Wer wie wir trotzdem zum Pfalzblick geht, der hält sich dann auf dem breiten Forstweg, der halbrechts hoch geht. Nach einer Weile liegt ein paar Meter unterhalb die Waldschenke, an der der Geissbockweg vorbei führt. Es ist ratsam, zur Schenke hinabzugehen, weil erst hinter der Schenke das Wegzeichen, ein Geissbock, auftaucht. Die Wegmarkierung vorher (auch ein Tierbild) zeigen, einen anderen Weg, den Eselsweg. Ich z.B. hätte den Esel für den Bock genommen, wenn Annette mich nicht auf die wesentlichen Unterschiede aufmerksam gemacht hätte.

Mit dem Geissbock als Begleitung geht es dann einfach und sicher stetig bergauf, aber nicht zu anstrengend, auf weichen Waldpfaden und unter kühlem Blätterdach. Wir sind jetzt im Pfälzer Wald. Der Wein und die Reben liegen hinter uns. Es Wir wandern immer am Weinbach entlang (führt stinknormales Wasser!). Am höchsten Punkt, dem Weißen Stich, machen wir eine kleine Rast, um dann bis zum Forsthaus Silbertal abzusteigen. Das ist ein absoluter Tipp. Pfälzische Küche – alles was der Pfälzer Gaumen begehrt. Und gut! Allein die Dampfnudeln mit Weinsosse und Grumbeersupp gibt’s nur samstags. Aber die Suppe ohne die Dampfnudeln schmeckt auch.
Gut gestärkt machen wir uns auf das letzte Teilstück bergab. Dabei gehen wir den größten Teil durch das langgestreckte Lindental, das sich als Strassendorf den Hang nach Lambrecht hinunter zieht. Das hat auch mal bessere Zeiten gesehen.

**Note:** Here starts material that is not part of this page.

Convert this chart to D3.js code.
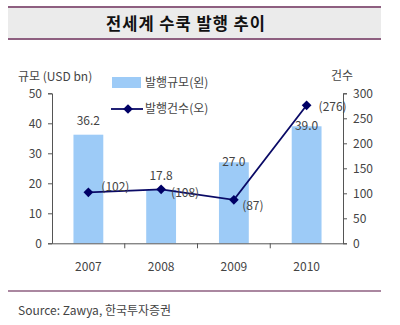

Nach einem (Eis)kaffee am Nachmittag trennen sich leider unsere Wege.

Ich glaube, auch meine beiden Mitwanderer können den Weg empfehlen. Für Jürgen und mich war es ein Stück Heimatwanderung. Kindheitserinnerungen wurden dabei wach.

Annette und Jürgen nehmen den Zug nach Deidesheim, ich laufe noch die 2 Kilometer nach Frankeneck. Von dort im nächsten Blog mehr.